— PROBLEM DESCRIPTION —
How does the data below read from its first line through the line containing "var calibTicks = [0, 1, 2, 3, 4, 5];"? Print those lines exactly.

• • • •

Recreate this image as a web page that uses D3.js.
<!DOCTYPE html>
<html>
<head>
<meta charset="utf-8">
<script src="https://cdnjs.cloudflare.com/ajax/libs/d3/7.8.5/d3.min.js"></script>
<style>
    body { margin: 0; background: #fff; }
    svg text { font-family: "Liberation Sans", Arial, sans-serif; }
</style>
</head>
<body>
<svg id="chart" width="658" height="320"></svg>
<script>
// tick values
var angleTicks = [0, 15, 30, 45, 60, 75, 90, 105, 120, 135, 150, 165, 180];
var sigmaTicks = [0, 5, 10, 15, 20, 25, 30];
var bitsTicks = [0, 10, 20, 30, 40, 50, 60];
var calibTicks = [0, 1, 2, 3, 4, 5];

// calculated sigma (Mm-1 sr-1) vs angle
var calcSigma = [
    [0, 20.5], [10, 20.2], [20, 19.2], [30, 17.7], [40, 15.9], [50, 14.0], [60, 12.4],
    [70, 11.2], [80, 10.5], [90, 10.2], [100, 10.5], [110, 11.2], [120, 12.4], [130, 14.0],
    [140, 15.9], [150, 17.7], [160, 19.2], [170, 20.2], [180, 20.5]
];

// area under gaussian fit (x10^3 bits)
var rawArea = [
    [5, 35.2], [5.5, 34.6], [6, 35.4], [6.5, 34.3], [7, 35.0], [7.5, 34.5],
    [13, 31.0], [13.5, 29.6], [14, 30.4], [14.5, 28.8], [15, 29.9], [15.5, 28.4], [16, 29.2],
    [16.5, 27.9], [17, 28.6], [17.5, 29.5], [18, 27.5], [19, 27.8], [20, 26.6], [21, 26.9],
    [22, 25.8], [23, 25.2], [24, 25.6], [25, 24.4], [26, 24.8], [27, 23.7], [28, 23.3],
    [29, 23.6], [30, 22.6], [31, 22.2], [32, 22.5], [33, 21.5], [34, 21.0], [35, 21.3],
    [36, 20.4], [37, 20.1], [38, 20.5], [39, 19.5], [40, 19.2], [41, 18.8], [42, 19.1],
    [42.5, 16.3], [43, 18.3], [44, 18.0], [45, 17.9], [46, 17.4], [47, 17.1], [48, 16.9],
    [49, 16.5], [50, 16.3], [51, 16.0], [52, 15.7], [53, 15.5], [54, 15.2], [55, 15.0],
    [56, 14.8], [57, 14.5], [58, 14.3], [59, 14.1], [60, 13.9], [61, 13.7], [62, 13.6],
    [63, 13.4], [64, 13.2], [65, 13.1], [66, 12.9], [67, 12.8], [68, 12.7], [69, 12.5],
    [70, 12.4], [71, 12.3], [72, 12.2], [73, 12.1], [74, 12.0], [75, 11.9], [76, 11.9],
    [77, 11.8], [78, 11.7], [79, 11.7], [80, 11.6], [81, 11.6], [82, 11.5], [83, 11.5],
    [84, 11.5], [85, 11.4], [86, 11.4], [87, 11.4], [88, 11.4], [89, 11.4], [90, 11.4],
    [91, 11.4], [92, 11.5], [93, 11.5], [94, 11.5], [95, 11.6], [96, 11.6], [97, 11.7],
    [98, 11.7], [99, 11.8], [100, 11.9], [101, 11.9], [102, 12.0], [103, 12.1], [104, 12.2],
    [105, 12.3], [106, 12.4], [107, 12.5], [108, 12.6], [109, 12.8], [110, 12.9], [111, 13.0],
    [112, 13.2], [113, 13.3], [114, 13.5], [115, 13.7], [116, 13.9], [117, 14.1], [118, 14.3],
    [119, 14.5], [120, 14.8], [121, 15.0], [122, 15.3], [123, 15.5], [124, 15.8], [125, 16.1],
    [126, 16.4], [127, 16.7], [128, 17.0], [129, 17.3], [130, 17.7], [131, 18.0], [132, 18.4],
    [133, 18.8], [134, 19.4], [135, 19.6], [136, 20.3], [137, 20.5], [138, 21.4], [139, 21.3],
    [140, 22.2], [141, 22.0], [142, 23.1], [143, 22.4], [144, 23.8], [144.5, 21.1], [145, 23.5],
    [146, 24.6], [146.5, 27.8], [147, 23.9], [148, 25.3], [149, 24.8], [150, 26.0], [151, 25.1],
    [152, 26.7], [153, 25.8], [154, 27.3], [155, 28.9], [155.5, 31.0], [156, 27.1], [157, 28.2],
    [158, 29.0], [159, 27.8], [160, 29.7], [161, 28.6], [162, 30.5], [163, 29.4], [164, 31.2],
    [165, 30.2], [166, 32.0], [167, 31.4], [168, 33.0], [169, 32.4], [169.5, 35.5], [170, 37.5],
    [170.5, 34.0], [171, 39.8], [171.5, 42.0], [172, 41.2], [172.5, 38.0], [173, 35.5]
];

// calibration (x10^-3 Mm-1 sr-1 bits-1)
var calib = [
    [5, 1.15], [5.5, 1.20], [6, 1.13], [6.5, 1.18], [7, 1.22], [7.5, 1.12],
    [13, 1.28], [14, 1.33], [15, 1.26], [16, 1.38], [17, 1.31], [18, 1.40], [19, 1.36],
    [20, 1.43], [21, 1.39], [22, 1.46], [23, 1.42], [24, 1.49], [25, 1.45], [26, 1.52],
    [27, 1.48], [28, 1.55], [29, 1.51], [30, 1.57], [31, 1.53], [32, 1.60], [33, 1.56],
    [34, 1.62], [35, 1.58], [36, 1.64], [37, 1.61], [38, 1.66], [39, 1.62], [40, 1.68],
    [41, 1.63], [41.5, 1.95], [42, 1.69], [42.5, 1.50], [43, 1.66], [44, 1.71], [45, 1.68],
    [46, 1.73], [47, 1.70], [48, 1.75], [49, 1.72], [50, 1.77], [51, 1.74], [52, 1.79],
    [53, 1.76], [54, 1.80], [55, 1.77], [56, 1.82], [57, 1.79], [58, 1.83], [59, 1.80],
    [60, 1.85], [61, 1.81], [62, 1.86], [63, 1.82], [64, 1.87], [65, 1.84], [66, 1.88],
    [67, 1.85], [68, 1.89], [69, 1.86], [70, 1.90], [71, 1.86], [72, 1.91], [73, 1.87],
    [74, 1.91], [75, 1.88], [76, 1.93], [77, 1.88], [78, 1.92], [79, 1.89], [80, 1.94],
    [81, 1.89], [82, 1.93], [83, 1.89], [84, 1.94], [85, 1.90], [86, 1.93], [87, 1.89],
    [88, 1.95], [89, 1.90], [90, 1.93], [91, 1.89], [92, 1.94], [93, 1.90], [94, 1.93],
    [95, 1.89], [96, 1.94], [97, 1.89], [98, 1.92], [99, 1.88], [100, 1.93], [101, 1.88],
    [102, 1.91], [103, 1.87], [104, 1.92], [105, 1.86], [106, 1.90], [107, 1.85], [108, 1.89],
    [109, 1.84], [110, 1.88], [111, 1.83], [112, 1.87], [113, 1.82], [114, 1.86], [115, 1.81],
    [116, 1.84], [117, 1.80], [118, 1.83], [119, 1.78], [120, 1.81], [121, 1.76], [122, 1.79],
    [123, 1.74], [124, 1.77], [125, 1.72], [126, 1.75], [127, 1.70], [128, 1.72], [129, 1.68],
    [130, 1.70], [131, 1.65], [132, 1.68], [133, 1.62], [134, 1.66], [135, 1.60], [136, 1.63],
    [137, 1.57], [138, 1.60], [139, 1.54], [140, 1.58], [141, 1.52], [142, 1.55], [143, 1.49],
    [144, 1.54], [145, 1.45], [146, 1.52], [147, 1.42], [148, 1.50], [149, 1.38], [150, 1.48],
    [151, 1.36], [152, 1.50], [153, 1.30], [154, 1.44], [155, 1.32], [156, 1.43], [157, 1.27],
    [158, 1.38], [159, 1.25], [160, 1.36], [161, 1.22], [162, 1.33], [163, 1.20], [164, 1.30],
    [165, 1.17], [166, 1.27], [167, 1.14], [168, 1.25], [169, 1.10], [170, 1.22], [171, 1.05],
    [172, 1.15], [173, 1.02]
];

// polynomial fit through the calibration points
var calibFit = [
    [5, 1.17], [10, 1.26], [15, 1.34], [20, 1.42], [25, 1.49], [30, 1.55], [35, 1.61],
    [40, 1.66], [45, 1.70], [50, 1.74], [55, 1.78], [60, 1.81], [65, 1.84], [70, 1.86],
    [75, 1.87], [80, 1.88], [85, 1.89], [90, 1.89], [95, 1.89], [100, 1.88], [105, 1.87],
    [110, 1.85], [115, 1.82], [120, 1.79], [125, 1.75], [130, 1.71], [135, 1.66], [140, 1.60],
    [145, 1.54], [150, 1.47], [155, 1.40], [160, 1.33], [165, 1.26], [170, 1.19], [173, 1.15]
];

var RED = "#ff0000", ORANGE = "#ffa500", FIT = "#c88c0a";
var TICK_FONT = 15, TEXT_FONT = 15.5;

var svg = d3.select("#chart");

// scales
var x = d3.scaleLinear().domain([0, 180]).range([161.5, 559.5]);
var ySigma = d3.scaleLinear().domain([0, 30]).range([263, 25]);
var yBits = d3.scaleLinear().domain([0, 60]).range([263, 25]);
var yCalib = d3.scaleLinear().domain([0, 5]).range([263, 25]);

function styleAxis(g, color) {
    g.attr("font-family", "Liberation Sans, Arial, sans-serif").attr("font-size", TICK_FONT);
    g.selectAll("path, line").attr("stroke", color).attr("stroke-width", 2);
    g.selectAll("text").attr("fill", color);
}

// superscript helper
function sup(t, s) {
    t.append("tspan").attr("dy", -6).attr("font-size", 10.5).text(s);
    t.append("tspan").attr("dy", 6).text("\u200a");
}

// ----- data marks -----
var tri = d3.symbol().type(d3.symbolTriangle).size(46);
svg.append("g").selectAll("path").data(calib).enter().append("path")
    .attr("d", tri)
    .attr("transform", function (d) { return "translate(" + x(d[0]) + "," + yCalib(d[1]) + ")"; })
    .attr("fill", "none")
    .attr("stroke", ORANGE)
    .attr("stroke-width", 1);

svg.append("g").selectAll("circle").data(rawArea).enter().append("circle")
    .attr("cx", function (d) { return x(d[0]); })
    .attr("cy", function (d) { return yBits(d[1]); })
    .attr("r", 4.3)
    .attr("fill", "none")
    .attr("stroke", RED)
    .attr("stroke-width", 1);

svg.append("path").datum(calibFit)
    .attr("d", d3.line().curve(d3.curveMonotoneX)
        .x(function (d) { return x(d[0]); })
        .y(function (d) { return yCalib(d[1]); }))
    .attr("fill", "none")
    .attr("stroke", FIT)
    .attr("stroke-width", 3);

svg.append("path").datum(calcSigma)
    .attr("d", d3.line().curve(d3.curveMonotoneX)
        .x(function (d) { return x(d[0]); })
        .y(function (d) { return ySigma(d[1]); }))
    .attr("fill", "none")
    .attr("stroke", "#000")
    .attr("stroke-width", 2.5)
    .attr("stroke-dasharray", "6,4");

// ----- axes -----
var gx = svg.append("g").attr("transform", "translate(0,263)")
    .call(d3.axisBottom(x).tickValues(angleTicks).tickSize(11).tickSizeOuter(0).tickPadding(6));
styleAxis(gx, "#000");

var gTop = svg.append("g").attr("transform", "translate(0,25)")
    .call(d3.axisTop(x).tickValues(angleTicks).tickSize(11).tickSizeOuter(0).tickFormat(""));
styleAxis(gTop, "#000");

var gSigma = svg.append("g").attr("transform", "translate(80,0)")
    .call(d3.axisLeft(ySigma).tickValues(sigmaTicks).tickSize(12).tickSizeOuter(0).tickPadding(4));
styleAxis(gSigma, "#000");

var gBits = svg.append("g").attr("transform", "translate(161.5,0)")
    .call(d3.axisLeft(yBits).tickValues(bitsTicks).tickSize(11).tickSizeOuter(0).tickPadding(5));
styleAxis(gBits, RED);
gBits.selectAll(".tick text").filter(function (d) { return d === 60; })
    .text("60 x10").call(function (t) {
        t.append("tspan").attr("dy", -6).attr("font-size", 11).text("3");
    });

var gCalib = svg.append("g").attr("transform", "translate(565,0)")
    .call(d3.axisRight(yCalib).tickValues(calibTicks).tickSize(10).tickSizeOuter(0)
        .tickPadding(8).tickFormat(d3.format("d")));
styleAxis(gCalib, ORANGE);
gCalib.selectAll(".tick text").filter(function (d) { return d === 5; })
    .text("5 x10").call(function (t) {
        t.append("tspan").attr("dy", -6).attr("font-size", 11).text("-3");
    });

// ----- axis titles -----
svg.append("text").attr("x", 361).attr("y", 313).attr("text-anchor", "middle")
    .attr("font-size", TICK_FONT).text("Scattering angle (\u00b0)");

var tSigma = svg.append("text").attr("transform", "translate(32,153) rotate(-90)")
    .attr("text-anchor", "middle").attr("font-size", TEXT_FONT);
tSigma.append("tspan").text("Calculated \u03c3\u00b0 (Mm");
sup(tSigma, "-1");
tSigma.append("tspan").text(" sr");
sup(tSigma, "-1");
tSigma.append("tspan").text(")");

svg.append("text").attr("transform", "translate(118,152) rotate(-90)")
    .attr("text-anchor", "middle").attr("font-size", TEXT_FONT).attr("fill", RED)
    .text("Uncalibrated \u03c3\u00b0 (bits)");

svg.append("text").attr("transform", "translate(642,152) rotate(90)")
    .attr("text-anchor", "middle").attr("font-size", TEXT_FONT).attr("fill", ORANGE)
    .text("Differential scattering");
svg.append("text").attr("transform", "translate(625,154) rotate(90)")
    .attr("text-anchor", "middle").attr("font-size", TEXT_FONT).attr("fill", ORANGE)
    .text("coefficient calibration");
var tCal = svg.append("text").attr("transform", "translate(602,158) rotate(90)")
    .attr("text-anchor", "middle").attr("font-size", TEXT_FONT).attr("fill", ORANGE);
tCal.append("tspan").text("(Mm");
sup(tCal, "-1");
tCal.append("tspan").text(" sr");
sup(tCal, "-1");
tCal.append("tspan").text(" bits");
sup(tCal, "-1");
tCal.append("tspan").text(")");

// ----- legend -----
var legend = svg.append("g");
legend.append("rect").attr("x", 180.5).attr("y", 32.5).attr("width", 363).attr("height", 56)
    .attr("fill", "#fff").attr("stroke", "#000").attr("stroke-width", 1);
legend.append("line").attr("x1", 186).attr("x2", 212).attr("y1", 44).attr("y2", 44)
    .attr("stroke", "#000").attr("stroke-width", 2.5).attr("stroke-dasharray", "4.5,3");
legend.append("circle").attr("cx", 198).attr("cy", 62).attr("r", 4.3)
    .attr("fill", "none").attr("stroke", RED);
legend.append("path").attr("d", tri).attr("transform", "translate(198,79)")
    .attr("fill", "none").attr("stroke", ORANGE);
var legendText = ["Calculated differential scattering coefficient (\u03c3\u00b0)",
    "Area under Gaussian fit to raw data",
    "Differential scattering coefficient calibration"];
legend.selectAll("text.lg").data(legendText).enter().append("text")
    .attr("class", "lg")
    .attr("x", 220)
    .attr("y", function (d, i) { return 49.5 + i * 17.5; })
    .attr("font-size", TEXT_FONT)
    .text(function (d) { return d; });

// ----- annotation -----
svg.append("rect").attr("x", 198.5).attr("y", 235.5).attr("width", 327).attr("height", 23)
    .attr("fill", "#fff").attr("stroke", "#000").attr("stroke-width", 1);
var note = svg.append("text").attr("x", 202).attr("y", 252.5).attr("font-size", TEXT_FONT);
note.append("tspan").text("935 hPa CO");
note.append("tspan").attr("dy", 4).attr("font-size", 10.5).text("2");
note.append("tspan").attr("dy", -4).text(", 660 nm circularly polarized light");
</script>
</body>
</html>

• • • •

— COMPLETE RESPONSE —
Recreate this image as a web page that uses D3.js.
<!DOCTYPE html>
<html>
<head>
<meta charset="utf-8">
<script src="https://cdnjs.cloudflare.com/ajax/libs/d3/7.8.5/d3.min.js"></script>
<style>
    body { margin: 0; background: #fff; }
    svg text { font-family: "Liberation Sans", Arial, sans-serif; }
</style>
</head>
<body>
<svg id="chart" width="658" height="320"></svg>
<script>
// tick values
var angleTicks = [0, 15, 30, 45, 60, 75, 90, 105, 120, 135, 150, 165, 180];
var sigmaTicks = [0, 5, 10, 15, 20, 25, 30];
var bitsTicks = [0, 10, 20, 30, 40, 50, 60];
var calibTicks = [0, 1, 2, 3, 4, 5];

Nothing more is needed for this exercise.